**Task prompt:** Quote all of the data exactly as given. Skip every picture it contains.

**Information provided:**
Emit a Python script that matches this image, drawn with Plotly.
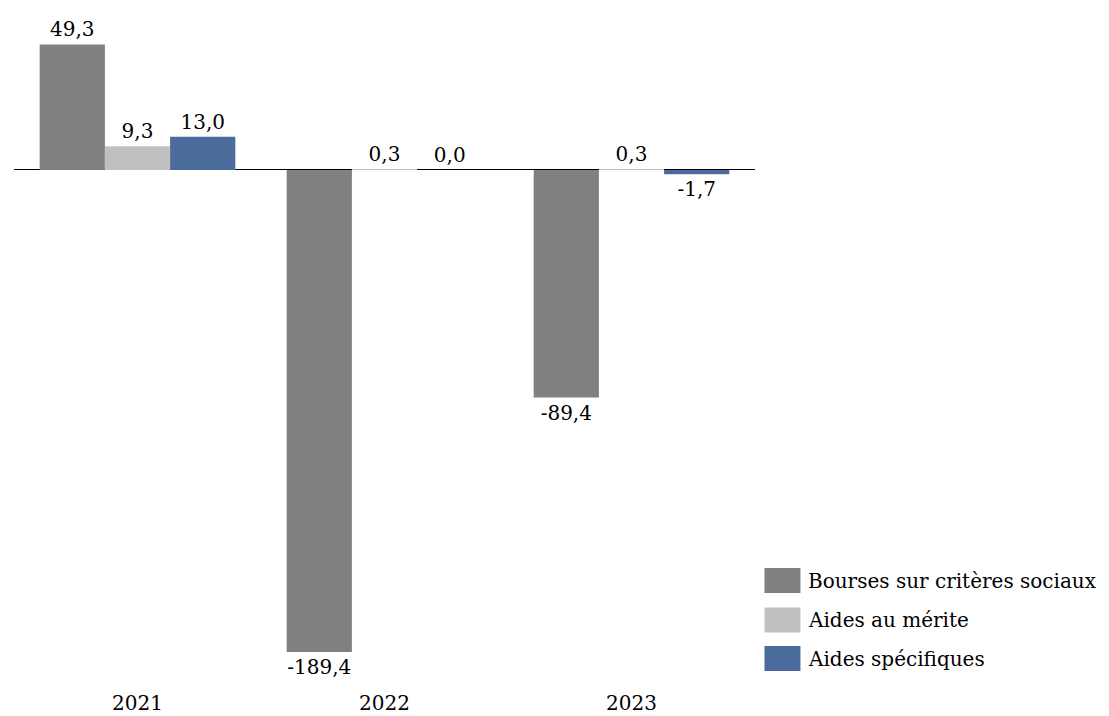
import plotly.graph_objects as go

categories = ["2021", "2022", "2023"]
bourses = [49.3, -189.4, -89.4]
merite = [9.3, 0.3, 0.3]
specifiques = [13.0, 0.0, -1.7]
series_names = ["Bourses sur critères sociaux", "Aides au mérite", "Aides spécifiques"]
colors = ["#808080", "#C0C0C0", "#4A6B9B"]

W, H = 1109, 716
L, R, T, B = 13.5, 353.5, 5, 27
FONT = "DejaVu Serif"
FS = 20

fig = go.Figure()
for name, vals, col in zip(series_names, [bourses, merite, specifiques], colors):
    fig.add_trace(go.Bar(
        x=categories, y=vals, name=name, marker=dict(color=col, line=dict(width=0)),
        text=vals, texttemplate="%{y:.1f}", textposition="outside",
        textfont=dict(family=FONT, size=FS, color="black"), cliponaxis=False,
        showlegend=False,
    ))

def px_to_paper_x(px):
    return (px - L) / (W - L - R)

def px_to_paper_y(py):
    return (H - B - py) / (H - T - B)

shapes = []
annotations = []
row_y = [580.5, 620, 658.5]
for i, (name, col) in enumerate(zip(series_names, colors)):
    cy = row_y[i]
    shapes.append(dict(type="rect", xref="paper", yref="paper",
                       x0=px_to_paper_x(765), x1=px_to_paper_x(801),
                       y0=px_to_paper_y(cy - 12.5), y1=px_to_paper_y(cy + 12.5),
                       fillcolor=col, line=dict(width=0)))
    annotations.append(dict(xref="paper", yref="paper", x=px_to_paper_x(807), y=px_to_paper_y(cy),
                            xanchor="left", yanchor="middle", text=name, showarrow=False,
                            font=dict(family=FONT, size=FS, color="black")))

fig.update_layout(
    width=W, height=H,
    margin=dict(l=L, r=R, t=T, b=B, pad=0, autoexpand=False),
    paper_bgcolor="white", plot_bgcolor="white",
    barmode="group", bargap=0.208, bargroupgap=0,
    separators=", ",
    font=dict(family=FONT, size=FS, color="black"),
    xaxis=dict(showgrid=False, showline=False, ticks="", automargin=False,
               tickfont=dict(family=FONT, size=FS, color="black")),
    yaxis=dict(range=[-203.9, 64.8], showgrid=False, showticklabels=False, zeroline=True,
               zerolinecolor="black", zerolinewidth=1, showline=False, ticks="", automargin=False),
    shapes=shapes, annotations=annotations,
)

fig.write_html("out.html", config={"displayModeBar": False},
               post_script="document.body.style.margin='0';document.body.style.padding='0';")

**The output:**
Emit a Python script that matches this image, drawn with Plotly.
import plotly.graph_objects as go

categories = ["2021", "2022", "2023"]
bourses = [49.3, -189.4, -89.4]
merite = [9.3, 0.3, 0.3]
specifiques = [13.0, 0.0, -1.7]
series_names = ["Bourses sur critères sociaux", "Aides au mérite", "Aides spécifiques"]
colors = ["#808080", "#C0C0C0", "#4A6B9B"]

W, H = 1109, 716
L, R, T, B = 13.5, 353.5, 5, 27
FONT = "DejaVu Serif"
FS = 20

fig = go.Figure()
for name, vals, col in zip(series_names, [bourses, merite, specifiques], colors):
    fig.add_trace(go.Bar(
        x=categories, y=vals, name=name, marker=dict(color=col, line=dict(width=0)),
        text=vals, texttemplate="%{y:.1f}", textposition="outside",
        textfont=dict(family=FONT, size=FS, color="black"), cliponaxis=False,
        showlegend=False,
    ))

def px_to_paper_x(px):
    return (px - L) / (W - L - R)

def px_to_paper_y(py):
    return (H - B - py) / (H - T - B)

shapes = []
annotations = []
row_y = [580.5, 620, 658.5]
for i, (name, col) in enumerate(zip(series_names, colors)):
    cy = row_y[i]
    shapes.append(dict(type="rect", xref="paper", yref="paper",
                       x0=px_to_paper_x(765), x1=px_to_paper_x(801),
                       y0=px_to_paper_y(cy - 12.5), y1=px_to_paper_y(cy + 12.5),
                       fillcolor=col, line=dict(width=0)))
    annotations.append(dict(xref="paper", yref="paper", x=px_to_paper_x(807), y=px_to_paper_y(cy),
                            xanchor="left", yanchor="middle", text=name, showarrow=False,
                            font=dict(family=FONT, size=FS, color="black")))

fig.update_layout(
    width=W, height=H,
    margin=dict(l=L, r=R, t=T, b=B, pad=0, autoexpand=False),
    paper_bgcolor="white", plot_bgcolor="white",
    barmode="group", bargap=0.208, bargroupgap=0,
    separators=", ",
    font=dict(family=FONT, size=FS, color="black"),
    xaxis=dict(showgrid=False, showline=False, ticks="", automargin=False,
               tickfont=dict(family=FONT, size=FS, color="black")),
    yaxis=dict(range=[-203.9, 64.8], showgrid=False, showticklabels=False, zeroline=True,
               zerolinecolor="black", zerolinewidth=1, showline=False, ticks="", automargin=False),
    shapes=shapes, annotations=annotations,
)

fig.write_html("out.html", config={"displayModeBar": False},
               post_script="document.body.style.margin='0';document.body.style.padding='0';")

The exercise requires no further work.